Nelle carte delll'inchiesta Jungo il ruolo di Giuseppe Andò, storico ambulante che avrebbe celato dietro l'attività un ruolo di prim'ordine negli affari criminali. Con lui il nipote Alessandro, custode di un taccuino con cui avrebbe schedato i votanti
Al banco della mafia. Così i Brunetto gestivano Giarre Minacciata impiegata del Comune. Vittime in silenzio
Anche il rinnovo del patentino per la raccolta dei funghi sarebbe servito per imporre la supremazia mafiosa nel territorio di Giarre. Lo hanno scoperto i carabinieri nel corso delle indagini scaturite nel blitz Jungo di ieri, operazione che ha smembrato il clan Brunetto. Attivo nella zona ionica come articolazione della famiglia di Cosa nostra catanese dei Santapaola-Ercolano. Un ruolo chiave sarebbe stato quello ricoperto dal 59enne Giuseppe Andò, da tutti conosciuto con l’appellativo di Pippo il cinese. Da una vita venditore ambulante di frutta nei pressi del casello autostradale di Giarre. Da quella postazione, nei pressi di un noto chiosco, avrebbe gestito gli affari del clan e controllato il territorio alla vecchia maniera.
Scorrendo le pagine dell’ordinanza di custodia cautelare, notificata ieri a 46 persone, a emergere è il misto di paura e omertà che attanagliava le vittime del clan. Per anni nessuno ha denunciato. E il coraggio non lo hanno trovato nemmeno tre dipendenti del Comune di Giarre, convocati in caserma dai carabinieri il 28 agosto 2018 per ricostruire una visita in municipio di Andò e di Andrea Leonardi. «Hanno dichiarato falsamente – si legge nei documenti in riferimento alla posizione degli impiegati pubblici – di non avere avuto nessuna discussione e nessun litigio in ufficio la mattina precedente».
Lo spartito che raccontano le intercettazioni ambientali offre uno spaccato fatto di spintoni e di una presunta aggressione per ottenere, senza pagare la trentina di euro necessaria, il rinnovo del tesserino che consente di raccogliere i funghi. «Paghiamo, ma senza soldi», ripeteva Andò rivolgendosi a una donna, sicuramente un’impiegata.
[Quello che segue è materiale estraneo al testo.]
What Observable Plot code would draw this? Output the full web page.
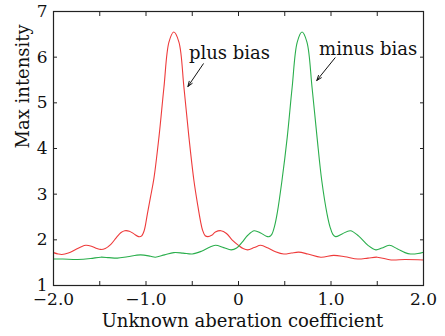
<!DOCTYPE html>
<html><head><meta charset="utf-8">
<script src="https://cdn.jsdelivr.net/npm/d3@7"></script>
<script src="https://cdn.jsdelivr.net/npm/@observablehq/plot@0.6"></script>
<style>body{margin:0;background:#fff} svg, svg text{font-family:"DejaVu Serif", serif !important;}</style>
</head><body><div id="chart"></div>
<script>
// plus bias (red)
const xRed = [-2.00,-1.95,-1.91,-1.84,-1.76,-1.70,-1.65,-1.59,-1.53,-1.49,-1.44,-1.38,-1.32,-1.27,-1.23,-1.18,-1.13,-1.08,-1.05,-1.02,-0.985,-0.95,-0.914,-0.86,-0.806,-0.752,-0.70,-0.644,-0.59,-0.536,-0.482,-0.44,-0.41,-0.39,-0.36,-0.33,-0.29,-0.25,-0.19,-0.13,-0.07,0.00,0.05,0.10,0.17,0.24,0.32,0.40,0.49,0.57,0.65,0.75,0.89,1.03,1.15,1.29,1.40,1.50,1.65,1.80,2.00];
const yRed = [1.72,1.69,1.68,1.71,1.79,1.85,1.88,1.86,1.81,1.79,1.81,1.90,2.05,2.16,2.20,2.19,2.13,2.07,2.08,2.20,2.57,2.95,3.35,4.25,5.34,6.33,6.55,6.33,5.34,4.25,3.30,2.75,2.40,2.22,2.09,2.07,2.10,2.17,2.20,2.14,2.00,1.88,1.81,1.78,1.83,1.88,1.82,1.74,1.69,1.71,1.73,1.69,1.62,1.66,1.63,1.58,1.60,1.62,1.56,1.57,1.56];
// minus bias (green)
const xGreen = [-2.00,-1.90,-1.74,-1.60,-1.49,-1.40,-1.31,-1.20,-1.06,-0.95,-0.90,-0.80,-0.70,-0.60,-0.50,-0.40,-0.32,-0.25,-0.16,-0.08,-0.02,0.04,0.10,0.17,0.24,0.30,0.33,0.36,0.39,0.42,0.47,0.527,0.58,0.635,0.687,0.74,0.795,0.849,0.90,0.957,0.99,1.02,1.05,1.12,1.21,1.30,1.40,1.485,1.55,1.63,1.72,1.80,1.86,1.94,2.00];
const yGreen = [1.58,1.58,1.57,1.59,1.62,1.61,1.60,1.63,1.67,1.64,1.62,1.67,1.72,1.71,1.69,1.75,1.83,1.88,1.83,1.78,1.82,1.95,2.10,2.20,2.15,2.08,2.07,2.12,2.30,2.60,3.30,4.25,5.34,6.33,6.55,6.33,5.34,4.25,3.30,2.57,2.28,2.12,2.07,2.13,2.20,2.08,1.88,1.78,1.82,1.88,1.80,1.72,1.69,1.70,1.73];

const xMinorTicks = [-2,-1.5,-1,-0.5,0,0.5,1,1.5,2];
const xMajorTicks = [-2,-1,0,1,2];
const yTicks = [1,2,3,4,5,6,7];
const xTitle = "Unknown aberation coefficient";
const yTitle = "Max intensity";
const annotLabels = ["plus bias","minus bias"];
const annotX = [-0.536, 0.871];
const annotY = [6.08, 6.17];
const arrowX1 = [-0.380, 1.044];
const arrowY1 = [5.855, 5.986];
const arrowX2 = [-0.547, 0.846];
const arrowY2 = [5.358, 5.489];

const red = xRed.map((x,i)=>({x, y:yRed[i]}));
const green = xGreen.map((x,i)=>({x, y:yGreen[i]}));
const annots = annotLabels.map((t,i)=>({t, x:annotX[i], y:annotY[i]}));
const arrows = arrowX1.map((x1,i)=>({x1, y1:arrowY1[i], x2:arrowX2[i], y2:arrowY2[i]}));
const fmt = d => d === 0 ? "0" : d3.format(".1f")(d);
const fmtY = d3.format("d");
const blank = () => "";

const chart = Plot.plot({
  width:445, height:336,
  marginLeft:53, marginRight:22, marginTop:11, marginBottom:51,
  style:{fontFamily:"'DejaVu Serif', serif", fontSize:"17px", background:"#fff", color:"#111"},
  x:{domain:[-2,2]}, y:{domain:[1,7]},
  marks:[
    Plot.line(red,{x:"x",y:"y",stroke:"#ee3b3b",strokeWidth:1.1,curve:"catmull-rom"}),
    Plot.line(green,{x:"x",y:"y",stroke:"#2aae4c",strokeWidth:1.1,curve:"catmull-rom"}),
    Plot.axisX({ticks:xMinorTicks, tickSize:-4, tickFormat:blank, label:null, stroke:"#222"}),
    Plot.axisX({anchor:"top", ticks:xMinorTicks, tickSize:-4, tickFormat:blank, label:null, stroke:"#222"}),
    Plot.axisX({ticks:xMajorTicks, tickSize:0, tickPadding:7, tickFormat:fmt, label:null, fontSize:17}),
    Plot.axisY({ticks:yTicks, tickSize:-4, tickFormat:blank, label:null, stroke:"#222"}),
    Plot.axisY({anchor:"right", ticks:yTicks, tickSize:-4, tickFormat:blank, label:null, stroke:"#222"}),
    Plot.axisY({ticks:yTicks, tickSize:0, tickPadding:6, tickFormat:fmtY, label:null, fontSize:17}),
    Plot.frame({stroke:"#222", strokeWidth:1.2}),
    Plot.text([xTitle], {frameAnchor:"bottom", dx:4, dy:41, text:d=>d, fontSize:18}),
    Plot.text([yTitle], {frameAnchor:"left", dx:-30, rotate:-90, text:d=>d, fontSize:18}),
    Plot.text(annots, {x:"x", y:"y", text:"t", textAnchor:"start", fontSize:18}),
    Plot.arrow(arrows, {x1:"x1", y1:"y1", x2:"x2", y2:"y2", headLength:8, headAngle:40, strokeWidth:1, stroke:"#111"})
  ]
});
document.getElementById("chart").appendChild(chart);
</script>
</body></html>
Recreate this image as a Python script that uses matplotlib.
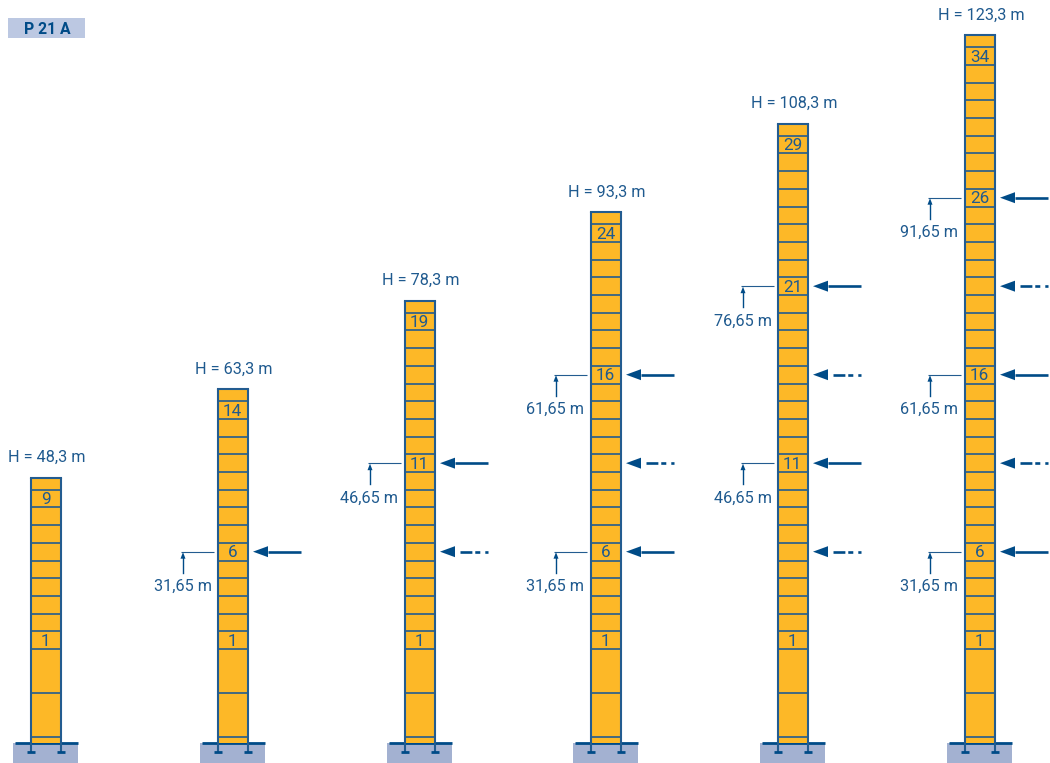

La vittima implorava l’ambulante: «Piano, piano per favore». L’indomani però di quelle suppliche non c’è traccia davanti i carabinieri.
Intercettazioni e un trojan istallato nello smartphone di Leonardi hanno messo insieme i tasselli di altre estorsioni. Nel mirino del gruppo un bar sul lungomare di Fondachello, frazione di Mascali, una concessionaria Peugeot e un noto pub lungo corso Messina, a Giarre. I titolari sono stati intercettati dalle microspie piazzate all’interno della sala d’attesa della Compagnia dei carabinieri. «No, non dire niente. Non c’è bisogno. Così stiamo in pace. Stiamo tranquilli», diceva uno dei soci. Pochi minuti dopo, le vittime del clan fanno scena muta davanti i militari.
Tra i giovani rampolli della mafia ionica gli inquirenti individuano la figura di Alessandro Andò, nipote di Pippo. Secondo gli inquirenti il 29enne era il vertice dei Brunetto nella gestione dello spaccio di droga. Oltre a rifornire i pusher nel quartiere Jungo, Andò si sarebbe occupato della «simanata», cioè degli stipendi. I carabinieri ricostruiscono trattative per comprare la droga ma anche singole vendite di stupefacenti in cui capita pure che qualcuno paghi la marijuana con una ricarica PostePay. Uno degli aneddoti legati al nipote del venditore ambulante ruota attorno a un grosso sequestro di armi e droga durante una perquisizione a casa nel 2018. In quel frangente i carabinieri trovarono un quaderno contenente un elenco di seggi elettorali a cui erano affiancati i nomi di alcuni residenti del quartiere: «Una sorta di schedatura dei votanti – si legge nell’ordinanza – per controllare il voto».